As cidades brasileiras não têm infraestrutura para operar o transporte coletivo com ônibus de piso baixo, modelo mais acessível do mercado. Além de serem 40% mais caros do que os convencionais, esses veículos não conseguem trafegar em vias com depressões muito grandes ou que ainda não foram asfaltadas. "Não há a menor condição de trocar todos os ônibus do País por veículos de piso baixo. Só numa cidade absolutamente plana isso seria possível", afirma o presidente da Associação Brasileira de Transporte Público (ANTP), Ailton Brasiliense Pires.
Segundo ele, a mudança dos ônibus, de fato, seria um ganho - para os passageiros e o sistema de transporte.
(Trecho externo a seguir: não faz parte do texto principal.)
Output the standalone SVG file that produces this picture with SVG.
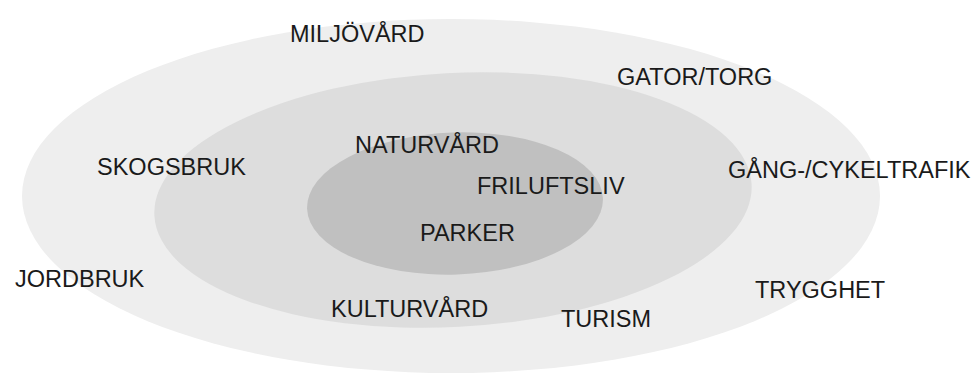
<svg xmlns="http://www.w3.org/2000/svg" width="979" height="377" viewBox="0 0 979 377">
<style>
.t{font-family:"Liberation Sans",Arial,Helvetica,sans-serif;font-size:23.5px;fill:#1a1a1a}
</style>
<rect width="979" height="377" fill="#ffffff"/>
<g id="outer"><ellipse cx="451" cy="196" rx="429" ry="177" fill="#eeeeee"/></g>
<g id="middle"><ellipse cx="453" cy="200" rx="299" ry="127" fill="#dddddd" transform="rotate(-3 453 200)"/></g>
<g id="inner"><ellipse cx="455" cy="203.5" rx="148" ry="71" fill="#c0c0c0" transform="rotate(-2 455 203.5)"/></g>
<g id="connectors"/>
<g id="labels">
<text class="t" x="290" y="42">MILJÖVÅRD</text>
<text class="t" x="617" y="85">GATOR/TORG</text>
<text class="t" x="97" y="175">SKOGSBRUK</text>
<text class="t" x="728" y="178">GÅNG-/CYKELTRAFIK</text>
<text class="t" x="355" y="153">NATURVÅRD</text>
<text class="t" x="477" y="194">FRILUFTSLIV</text>
<text class="t" x="420" y="241">PARKER</text>
<text class="t" x="15" y="287">JORDBRUK</text>
<text class="t" x="755" y="298">TRYGGHET</text>
<text class="t" x="331" y="317">KULTURVÅRD</text>
<text class="t" x="561" y="327">TURISM</text>
</g>
</svg>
Mas, sozinha, substituição da frota não é suficiente, alerta a diretora da Divisão América Latina da Associação Internacional do Transporte Público (UITP), Eleonora Queiruja Pazos. "A acessibilidade precisa ser pensada em escala global, incluindo calçadas e, dependendo do trecho, a inclusão de outros modais de transporte. Mas a geografia das cidades não pode ser desculpa para não trocar os ônibus", diz.
A adaptação dos modais de transporte beneficiaria os mais de 20,5 milhões de idosos e 45,6 milhões de pessoas com alguma deficiência, observados no Brasil pelo Censo Demográfico do Instituto Brasileiro de Geografia e Estatística (IBGE) em 2010. Se considerarmos o rápido envelhecimento da população, a questão se torna ainda mais relevante. Em 2020, a expectativa é que o País tenha 28,3 milhões de idosos. Para 2030 o número sobe para 40,4 milhões. A acessibilidade, porém, não se restringe a apenas esses grupos, afirma Eleonora. Para ela, a adaptação beneficiaria todo mundo, desde grávidas a pessoas usando salto ou carregando mochilas pesadas.
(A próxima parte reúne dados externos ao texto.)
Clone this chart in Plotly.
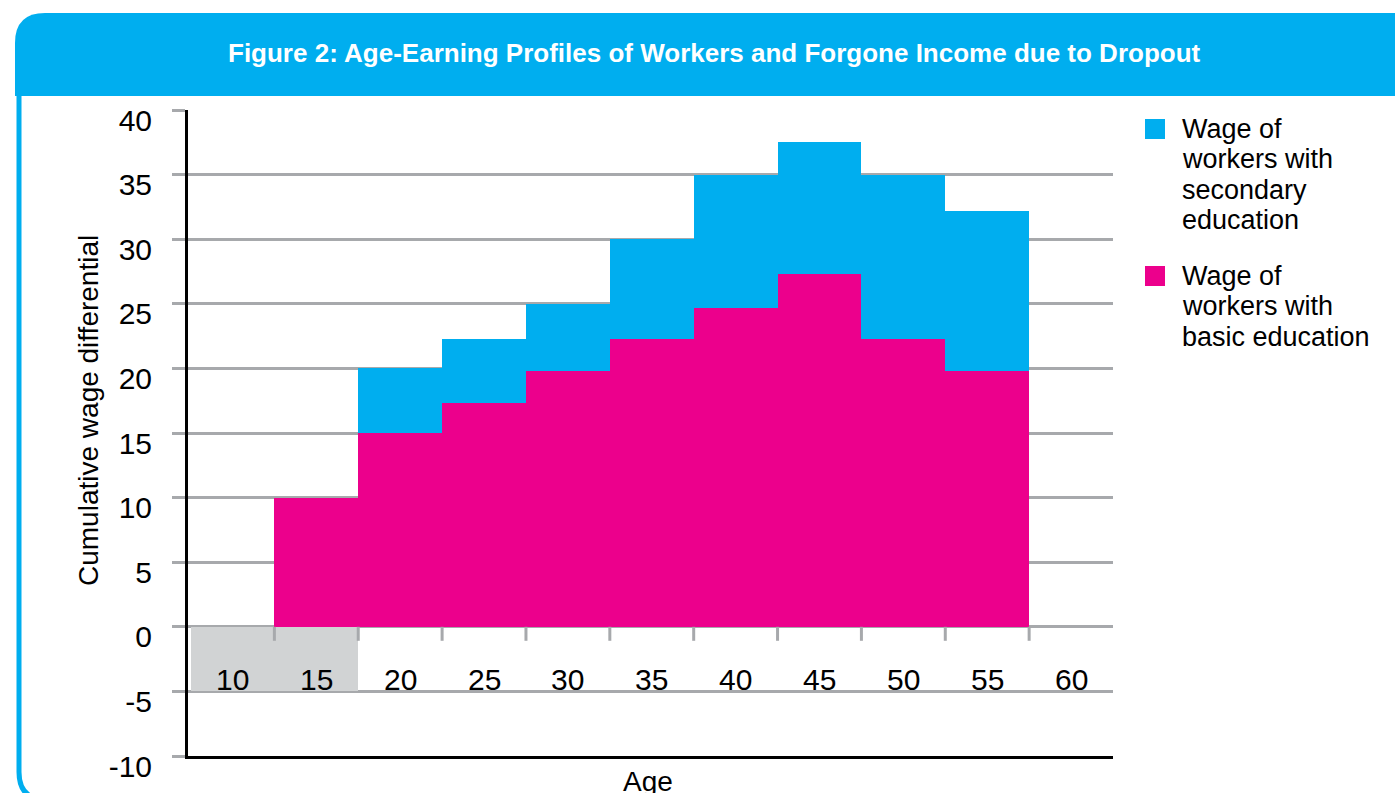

Além de ampliar o público que demanda o uso do transporte coletivo, o presidente da ANTP vê na adaptação dos ônibus um ganho de eficiência para o sistema viário. "Com portas mais largas e um só degrau, embarque e desembarque são mais rápidos. Você conseguiria transportar com 40 ônibus o que se faz hoje com 44. Isso impacta a tarifa, que fica mais barata, e também a remuneração do empresário, que gasta menos com manutenção e compra de veículos", analisa Pires.
Para ele, os empresários têm conhecimento dos ganhos. Mas há grupos que ainda são resistentes à troca. "Em São Paulo, a idade média do ônibus é de 4 ou 4,5 anos. Depois desse período, ele costuma ser revendido para outra empresa que vai usá-lo por mais 5 anos. É essa cadeia que há interesse em manter esse ônibus", explica. "Temos no Brasil cerca de 100 mil ônibus. Então, não dá para fazer a substituição em 4 ou 5 anos, até porque eles costumam ter a vida útil de 10", explica.
Por este motivo, acredita ele, demorará pelo menos 15 anos para que se tenha somente ônibus de piso baixo nos principais corredores do Brasil. “Será um baita avanço.”